The Gospel According to André

Oh, to spend a day with legendary, luminously sincere fashion editor André Leon Talley. For most of us poor unfortunates, that day will never come. For Kate Novack, that day came in 2016, lasted the entire year, and provided the structure of her new film, The Gospel According to André, a portrait of Talley and his irresistible grandeur. Partway through, an acquaintance describes him as “a towering pine tree of a guy,” which doesn’t quite do justice to his folkloric image. He’s a jovial giant warehoused in kaftans, wise enough that he knows things other people will never know, affable enough that he never holds his wisdom over you.
The Gospel According to André is very much about Talley’s experiences, being his life, times and philosophies, and less about his experience, being his accomplishments as a journalist and fashion icon. Novack never shies away from opportunities to bask in his warm presence and the obvious joy he takes in his profession. He’s a man full of stories. At 68 years old, he’s practically made of them. In the film, his vitality has a way of raising the dead. Novack uses archival footage of Talley’s mentor, Diana Vreeland, editor in chief of Vogue from 1963 to 1971, in tracing the arc of his career, but it’s his words that best capture her spirit. Talley paints her as a tasteful, no-nonsense woman with a flair for theatrics; she was petite, but stood so straight that she appeared seven feet tall.

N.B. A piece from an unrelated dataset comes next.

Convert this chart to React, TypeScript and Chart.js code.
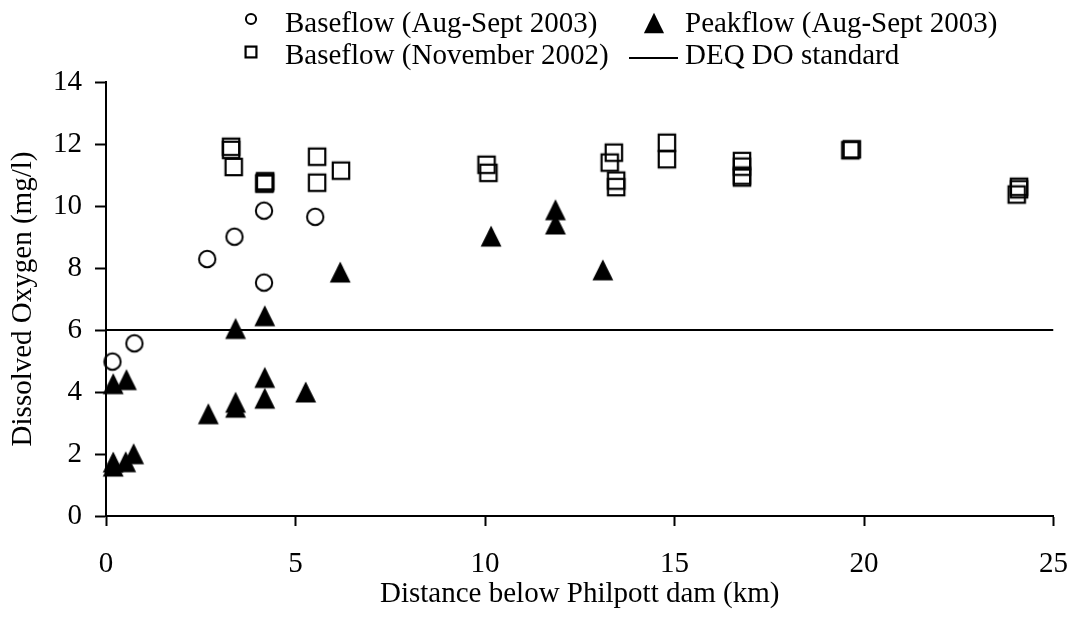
import React, { useEffect, useRef } from 'react';
import { Chart, registerables } from 'chart.js';

Chart.register(...registerables);

// ---------- data ----------
const seriesLabels = [
  'Baseflow (Aug-Sept 2003)',
  'Peakflow (Aug-Sept 2003)',
  'Baseflow (November 2002)',
  'DEQ DO standard',
];

const baseflow2003X = [0.17, 0.75, 2.67, 3.39, 4.17, 4.17, 5.52];
const baseflow2003Y = [4.98, 5.57, 8.29, 9.01, 9.85, 7.53, 9.65];

const peakflowX = [0.19, 0.19, 0.52, 0.73, 0.19, 0.54, 2.7, 3.42, 3.42, 3.42, 4.19, 4.19, 4.19, 5.27, 6.18, 10.16, 11.86, 11.86, 13.11];
const peakflowY = [1.74, 1.61, 1.75, 2.01, 4.27, 4.4, 3.3, 3.67, 3.51, 6.05, 4.47, 3.8, 6.46, 4.0, 7.87, 9.03, 9.88, 9.42, 7.94];

const baseflow2002X = [3.3, 3.3, 3.37, 4.19, 4.2, 4.18, 5.57, 5.57, 6.2, 10.04, 10.09, 13.4, 13.29, 13.46, 13.46, 14.8, 14.8, 16.78, 16.78, 16.78, 16.78, 19.64, 19.68, 24.09, 24.09, 24.03];
const baseflow2002Y = [11.91, 11.81, 11.26, 10.75, 10.8, 10.72, 11.59, 10.75, 11.14, 11.33, 11.07, 11.72, 11.4, 10.82, 10.61, 12.04, 11.51, 11.45, 11.27, 10.98, 10.92, 11.8, 11.83, 10.62, 10.54, 10.37];

const deqX = [0, 25];
const deqY = [6, 6];

const xRange = [0, 25];
const yRange = [0, 14];
const xStep = 5;
const yStep = 2;

const xTitle = 'Distance below Philpott dam (km)';
const yTitle = 'Dissolved Oxygen (mg/l)';

// ---------- helpers ----------
const FONT = '"Liberation Serif", "Times New Roman", serif';

const zip = (xs: number[], ys: number[]) => xs.map((x, i) => ({ x, y: ys[i] }));

function makeMarker(kind: string, scale = 1): HTMLCanvasElement {
  const c = document.createElement('canvas');
  const s = 28;
  c.width = s;
  c.height = s;
  const g = c.getContext('2d')!;
  const m = s / 2;
  g.strokeStyle = '#000';
  g.fillStyle = '#000';
  if (kind === 'circle') {
    g.lineWidth = 2;
    g.beginPath();
    g.arc(m, m, 8.2 * scale, 0, Math.PI * 2);
    g.stroke();
  } else if (kind === 'square') {
    g.lineWidth = 2.2;
    const h = 8.2 * scale;
    g.strokeRect(m - h, m - h, 2 * h, 2 * h);
  } else if (kind === 'triangle') {
    g.beginPath();
    g.moveTo(m, m - 10.5 * scale);
    g.lineTo(m + 10.4 * scale, m + 10.5 * scale);
    g.lineTo(m - 10.4 * scale, m + 10.5 * scale);
    g.closePath();
    g.fill();
  }
  return c;
}

const legendPlugin = {
  id: 'customLegend',
  afterDraw(chart: any) {
    const ctx = chart.ctx as CanvasRenderingContext2D;
    const ds = chart.data.datasets;
    ctx.save();
    ctx.font = `29px ${FONT}`;
    ctx.fillStyle = '#000';
    ctx.textAlign = 'left';
    ctx.textBaseline = 'alphabetic';
    const circle = makeMarker('circle', 0.62);
    const square = makeMarker('square', 0.66);
    const tri = makeMarker('triangle', 0.97);
    // row 1
    ctx.drawImage(circle, 251 - 14, 19 - 14);
    ctx.fillText(ds[0].label, 285, 32);
    ctx.drawImage(tri, 654 - 14, 23 - 14);
    ctx.fillText(ds[1].label, 685, 32);
    // row 2
    ctx.drawImage(square, 251 - 14, 52 - 14);
    ctx.fillText(ds[2].label, 285, 64);
    ctx.strokeStyle = '#000';
    ctx.lineWidth = 2;
    ctx.beginPath();
    ctx.moveTo(629, 58);
    ctx.lineTo(678, 58);
    ctx.stroke();
    ctx.fillText(ds[3].label, 685, 64);
    ctx.restore();
  },
};

export default function App() {
  const ref = useRef<HTMLCanvasElement | null>(null);

  useEffect(() => {
    if (!ref.current) return;
    const circle = makeMarker('circle');
    const square = makeMarker('square');
    const tri = makeMarker('triangle');

    const chart = new Chart(ref.current, {
      type: 'scatter',
      data: {
        datasets: [
          {
            label: seriesLabels[0],
            data: zip(baseflow2003X, baseflow2003Y),
            pointStyle: circle as any,
            pointRadius: 10,
            showLine: false,
            clip: false as any,
          },
          {
            label: seriesLabels[1],
            data: zip(peakflowX, peakflowY),
            pointStyle: tri as any,
            pointRadius: 10,
            showLine: false,
            clip: false as any,
          },
          {
            label: seriesLabels[2],
            data: zip(baseflow2002X, baseflow2002Y),
            pointStyle: square as any,
            pointRadius: 10,
            showLine: false,
            clip: false as any,
          },
          {
            label: seriesLabels[3],
            data: zip(deqX, deqY),
            showLine: true,
            pointRadius: 0,
            borderColor: '#000',
            borderWidth: 2,
            fill: false,
          } as any,
        ],
      },
      options: {
        animation: false,
        responsive: false,
        maintainAspectRatio: false,
        layout: { padding: { top: 82, right: 19, left: 0, bottom: 0 } },
        plugins: {
          legend: { display: false },
          tooltip: { enabled: false },
        },
        scales: {
          x: {
            type: 'linear',
            min: xRange[0],
            max: xRange[1],
            ticks: {
              stepSize: xStep,
              color: '#000',
              font: { family: FONT, size: 29 },
              padding: 21,
              maxRotation: 0,
            },
            grid: {
              display: true,
              drawOnChartArea: false,
              drawTicks: true,
              tickLength: 10,
              tickWidth: 2,
              tickColor: '#000',
            },
            border: { display: true, color: '#000', width: 2 },
            title: {
              display: true,
              text: xTitle,
              color: '#000',
              font: { family: FONT, size: 29 },
              padding: { top: 0, bottom: 7 },
            },
            afterFit: (s: any) => {
              s.height = 103;
            },
          },
          y: {
            type: 'linear',
            min: yRange[0],
            max: yRange[1],
            ticks: {
              stepSize: yStep,
              color: '#000',
              font: { family: FONT, size: 29 },
              padding: 13,
            },
            grid: {
              display: true,
              drawOnChartArea: false,
              drawTicks: true,
              tickLength: 11,
              tickWidth: 2,
              tickColor: '#000',
            },
            border: { display: true, color: '#000', width: 2 },
            title: {
              display: true,
              text: yTitle,
              color: '#000',
              font: { family: FONT, size: 29 },
              padding: { top: 6, bottom: 0 },
            },
            afterFit: (s: any) => {
              s.width = 106;
            },
          },
        },
      } as any,
      plugins: [legendPlugin],
    });
    return () => chart.destroy();
  }, []);

  return (
    <div style={{ position: 'fixed', left: 0, top: 0, width: 1089, height: 619, background: '#fff' }}>
      <canvas ref={ref} width={1089} height={619} style={{ display: 'block', width: 1089, height: 619 }} />
    </div>
  );
}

Little wonder Talley grew close to her. He isn’t seven feet tall, but at 6’6” he’s close enough, and his penchant for drama may, almost 30 years after Vreeland’s death, surpass hers. The Gospel According to André zeroes in at first on his day to day and how he perceives fashion, which he clarifies is not what he lives for. “I live for beauty and style,” he says in the film’s opening line. “Fashion is fleeting. Style remains. I think that beauty comes in many forms. It could be a flower. It could be a gesture. It could be so many things, so many things.” He then quotes Voltaire’s Candide with the casual air of a person narrating newspaper headlines over coffee.
If you’re watching The Gospel According to André, you’re probably watching for the very things Talley pegs as transitory. Fashion is not one of the movie’s key components, but its dessert; the story of how Talley became—and is still becoming—Talley is the entree. We see clips of fashion shows and private moments between Talley and his friends—most notably journalist Tamron Hall, whom he fits for the final Obama state dinner in October of 2016, less than a month before the general election. She walks out in a gown looking like, as she proclaims, a princess, affirming the Talley approach to living. She is stylish. She is beautiful. She is glowing, within and without.